Sambil terkekeh ia melanjutkan, “Toh sesajennya abis itu dibagi ke orang-orang, dan semua uba-rampe-nya ramah lingkungan kok, sustainable”.
Sementara Tadeus, harus menghadapi kekasihnya yang kerap bertanya, “Kalau kamu penghayat, nanti kita nikahnya gimana?”
Tadeus biasanya akan menenangkan kekasihnya dengan mengatakan bahwa urusan masa depan masih rahasia Tuhan.

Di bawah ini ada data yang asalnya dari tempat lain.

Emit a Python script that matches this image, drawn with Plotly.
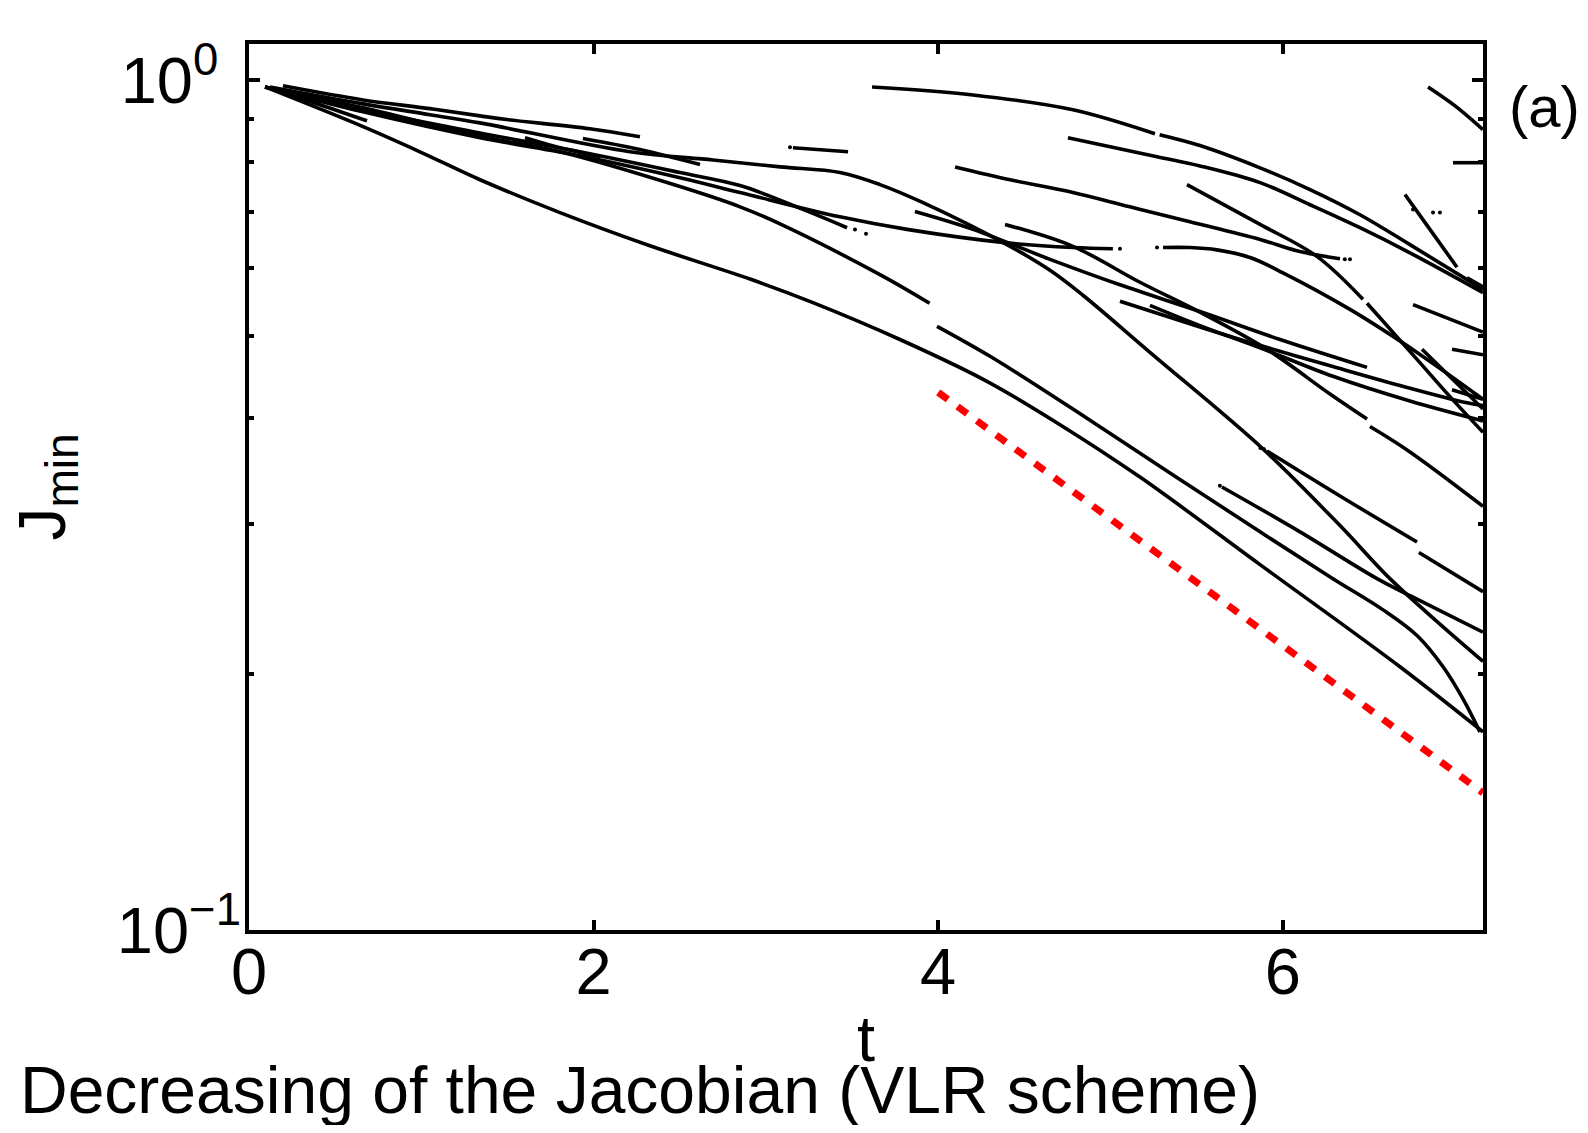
import math
import plotly.graph_objects as go

# ---------------- axes / ticks ----------------
T_MIN, T_MAX = 0.0, 7.162
J_MIN, J_MAX = 0.1, 1.102
X_TICKS = [0, 2, 4, 6]
Y_MAJOR = [0.1, 1.0]
Y_MAJOR_TEXT = ["10<sup>\u22121</sup>", "10<sup>0\u2002</sup>"]
Y_MINOR = [0.2, 0.3, 0.4, 0.5, 0.6, 0.7, 0.8, 0.9]

# ---------------- J_min(t) curve segments ----------------
t_A = [0.093, 0.662, 0.992, 1.341, 1.805, 2.327, 2.908, 3.273, 3.778, 4.283, 4.707, 5.171, 5.868, 6.680, 7.162]
J_A = [0.981, 0.881, 0.823, 0.763, 0.698, 0.638, 0.583, 0.547, 0.495, 0.442, 0.393, 0.341, 0.269, 0.204, 0.171]

t_B1 = [0.093, 0.662, 1.341, 1.805, 2.501, 2.850, 3.082, 3.662, 3.950]
J_B1 = [0.981, 0.927, 0.859, 0.823, 0.749, 0.709, 0.677, 0.590, 0.546]
t_B2 = [3.993, 4.301, 4.782, 5.363, 5.868, 6.291, 6.582, 6.779, 6.930, 7.046, 7.144]
J_B2 = [0.513, 0.473, 0.410, 0.343, 0.294, 0.259, 0.238, 0.222, 0.204, 0.187, 0.171]

t_D = [0.122, 0.662, 1.050, 1.341, 2.211, 2.693, 3.082, 3.430, 3.662, 3.912, 4.399, 4.649, 4.840, 5.229, 5.885, 6.332, 6.622, 6.912, 7.162]
J_D = [0.981, 0.937, 0.910, 0.890, 0.823, 0.805, 0.790, 0.778, 0.753, 0.717, 0.640, 0.597, 0.558, 0.478, 0.368, 0.299, 0.259, 0.229, 0.207]

t_T = [0.197, 0.662, 1.050, 1.341, 1.497, 1.979, 2.269]
J_T = [0.984, 0.947, 0.925, 0.907, 0.898, 0.876, 0.857]

t_E = [0.093, 0.662, 1.341, 1.921, 2.501, 2.850, 3.215, 3.471]
J_E = [0.981, 0.922, 0.866, 0.823, 0.778, 0.751, 0.704, 0.670]

t_F = [0.093, 0.662, 1.341, 1.921, 2.501, 2.850, 3.430, 3.819, 4.399, 4.782, 5.014]
J_F = [0.981, 0.917, 0.855, 0.814, 0.767, 0.737, 0.690, 0.667, 0.643, 0.635, 0.633]

t_S1 = [0.110, 0.412, 0.685]
J_S1 = [0.979, 0.935, 0.895]
t_S2 = [1.602, 1.805, 2.037]
J_S2 = [0.855, 0.832, 0.812]
t_S3 = [1.938, 2.269, 2.618]
J_S3 = [0.853, 0.828, 0.795]
t_S4 = [3.157, 3.477]
J_S4 = [0.832, 0.823]

t_C1a = [3.616, 4.202, 4.782, 5.258]
J_C1a = [0.981, 0.960, 0.922, 0.864]
t_C1b = [5.285, 5.519, 5.868, 6.158, 6.448, 6.738, 7.162]
J_C1b = [0.862, 0.837, 0.788, 0.743, 0.694, 0.640, 0.567]
t_C2 = [4.753, 5.270, 5.519, 5.868, 6.158, 6.448, 6.738, 7.162]
J_C2 = [0.855, 0.812, 0.792, 0.757, 0.713, 0.670, 0.626, 0.562]
t_C3 = [4.098, 4.417, 4.782, 5.113, 5.461, 5.868, 6.100, 6.332]
J_C3 = [0.790, 0.763, 0.737, 0.709, 0.681, 0.649, 0.628, 0.616]
t_C4a = [5.444, 5.636, 5.868, 6.198, 6.465]
J_C4a = [0.753, 0.717, 0.676, 0.620, 0.552]
t_C4b = [6.489, 6.779, 6.970, 7.162]
J_C4b = [0.546, 0.469, 0.424, 0.385]
t_C5 = [5.305, 5.461, 5.618, 5.810, 6.001, 6.390, 6.779, 7.162]
J_C5 = [0.635, 0.635, 0.631, 0.618, 0.593, 0.537, 0.478, 0.421]

t_G = [3.865, 4.202, 4.649, 5.055, 5.519, 5.984, 6.489]
J_G = [0.700, 0.667, 0.615, 0.574, 0.534, 0.495, 0.459]
t_H1 = [4.388, 4.782, 5.171, 5.519, 5.908, 6.274, 6.489]
J_H1 = [0.676, 0.637, 0.578, 0.533, 0.482, 0.427, 0.399]
t_H2 = [6.506, 6.738, 7.162]
J_H2 = [0.391, 0.365, 0.315]
t_I = [5.055, 5.560, 5.810, 6.291, 6.680, 7.069, 7.162]
J_I = [0.549, 0.509, 0.491, 0.460, 0.437, 0.417, 0.414]
t_M = [5.229, 5.519, 5.868, 6.291, 6.738, 7.162]
J_M = [0.543, 0.514, 0.484, 0.448, 0.419, 0.397]
t_P1 = [5.908, 6.332, 6.779]
J_P1 = [0.366, 0.324, 0.286]
t_P2 = [6.790, 7.162]
J_P2 = [0.278, 0.250]
t_K = [5.647, 6.100, 6.547, 6.779, 7.162]
J_K = [0.332, 0.294, 0.259, 0.245, 0.224]

t_R1 = [6.843, 7.000, 7.162]
J_R1 = [0.981, 0.932, 0.874]
t_R2 = [6.988, 7.162]
J_R2 = [0.799, 0.799]
t_R3 = [6.709, 6.854, 7.011]
J_R3 = [0.733, 0.667, 0.602]
t_R4 = [7.069, 7.162]
J_R4 = [0.585, 0.571]
t_R5 = [6.756, 7.162]
J_R5 = [0.544, 0.505]
t_R6 = [6.982, 7.162]
J_R6 = [0.482, 0.475]
t_R7 = [6.808, 7.162]
J_R7 = [0.482, 0.410]
t_R8 = [6.982, 7.162]
J_R8 = [0.432, 0.421]

# isolated dots at segment ends
t_dots = [3.517, 3.581, 5.055, 6.360, 6.390, 5.270, 5.870, 5.890, 5.635, 6.756, 6.872, 6.912, 3.140]
J_dots = [0.667, 0.659, 0.633, 0.615, 0.615, 0.635, 0.369, 0.368, 0.333, 0.704, 0.698, 0.698, 0.833]

# reference decay slope (red dotted)
t_ref = [4.0, 7.162]
J_ref = [0.429, 0.145]

segments = [
    (t_A, J_A), (t_B1, J_B1), (t_B2, J_B2), (t_D, J_D), (t_T, J_T), (t_E, J_E), (t_F, J_F),
    (t_S1, J_S1), (t_S2, J_S2), (t_S3, J_S3), (t_S4, J_S4),
    (t_C1a, J_C1a), (t_C1b, J_C1b), (t_C2, J_C2), (t_C3, J_C3), (t_C4a, J_C4a), (t_C4b, J_C4b), (t_C5, J_C5),
    (t_G, J_G), (t_H1, J_H1), (t_H2, J_H2), (t_I, J_I), (t_M, J_M), (t_P1, J_P1), (t_P2, J_P2), (t_K, J_K),
    (t_R1, J_R1), (t_R2, J_R2), (t_R3, J_R3), (t_R4, J_R4), (t_R5, J_R5), (t_R6, J_R6), (t_R7, J_R7), (t_R8, J_R8),
]

FONT = "Liberation Sans, Arial, Helvetica, sans-serif"
fig = go.Figure()

for tt, jj in segments:
    fig.add_trace(go.Scatter(
        x=tt, y=jj, mode="lines",
        line=dict(color="black", width=3.6, shape="spline", smoothing=1.0),
        hoverinfo="skip", showlegend=False))

fig.add_trace(go.Scatter(
    x=t_dots, y=J_dots, mode="markers",
    marker=dict(color="black", size=4),
    hoverinfo="skip", showlegend=False))

fig.add_trace(go.Scatter(
    x=t_ref, y=J_ref, mode="lines", yaxis="y2",
    line=dict(color="#ff0000", width=7, dash="12px,12px"),
    hoverinfo="skip", showlegend=False))

# plot area in page pixels: left 249, right 1483, top 44, bottom 930 (body has 8px margin)
W, H = 1572, 1117
ML, MT = 241, 36
PW, PH = 1234, 886
MR = W - ML - PW
MB = H - MT - PH

yr = [math.log10(J_MIN), math.log10(J_MAX)]

common = dict(showline=True, linecolor="black", linewidth=4, mirror="ticks",
              ticks="inside", tickcolor="black", tickwidth=3.5,
              showgrid=False, zeroline=False, automargin=False)

fig.update_layout(
    width=W, height=H,
    margin=dict(l=ML, r=MR, t=MT, b=MB, autoexpand=False),
    paper_bgcolor="white", plot_bgcolor="white",
    font=dict(family=FONT, color="black", size=65),
    xaxis=dict(range=[T_MIN, T_MAX], tickvals=X_TICKS, ticklen=10,
               tickfont=dict(size=65, family=FONT), ticklabelstandoff=-18, **common),
    yaxis=dict(type="log", range=yr, tickvals=Y_MAJOR, ticktext=Y_MAJOR_TEXT, ticklen=11,
               tickfont=dict(size=65, family=FONT), ticklabelstandoff=-9, **common),
    yaxis2=dict(type="log", range=yr, overlaying="y", side="left", tickvals=Y_MINOR,
                ticklen=5, showticklabels=False, **common),
    annotations=[
        dict(text="t", xref="paper", yref="paper", x=0.5, y=-0.123,
             xanchor="center", yanchor="middle", showarrow=False,
             font=dict(size=65, family=FONT)),
        dict(text="J<sub>min</sub>", xref="paper", yref="paper", x=-0.164, y=0.5,
             xanchor="center", yanchor="middle", showarrow=False, textangle=-90,
             font=dict(size=66, family=FONT)),
        dict(text="(a)", xref="paper", yref="paper", x=1.0195, y=0.9295,
             xanchor="left", yanchor="middle", showarrow=False,
             font=dict(size=58, family=FONT)),
        dict(text="Decreasing of the Jacobian (VLR scheme)", xref="paper", yref="paper",
             x=-0.1872, y=-0.181, xanchor="left", yanchor="middle", showarrow=False,
             font=dict(size=66, family=FONT)),
    ],
)

fig.write_html("out.html")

Meski telah diakui oleh negara, tak semua penghayat mengganti kolom agama di KTP mereka dengan “aliran kepercayaan kepada Tuhan YME”. Penghayat beragama seperti Lilin dan Tadeus memilih melakoni agama dan kepercayaan sebagai hal komplementer. Sementara Wisnu sekeluarga sudah memperbarui KTP sebagai penghayat sejak 2021, yang seperti ini biasanya disebut penghayat murni.
Meski terhitung masih amat muda, Wisnu fasih menjelaskan ajaran-ajaran Sapta Darma. Pemikirannya terasa jauh lebih dewasa ketimbang usianya.
“Itu lihat,” jarinya menunjuk ke lambang Sapta Darma berbentuk belah ketupat yang terpampang besar di dinding sanggar. “Itu kan perlambang diri kita. Dan ternyata, belajar diri sendiri itu paling sulit.”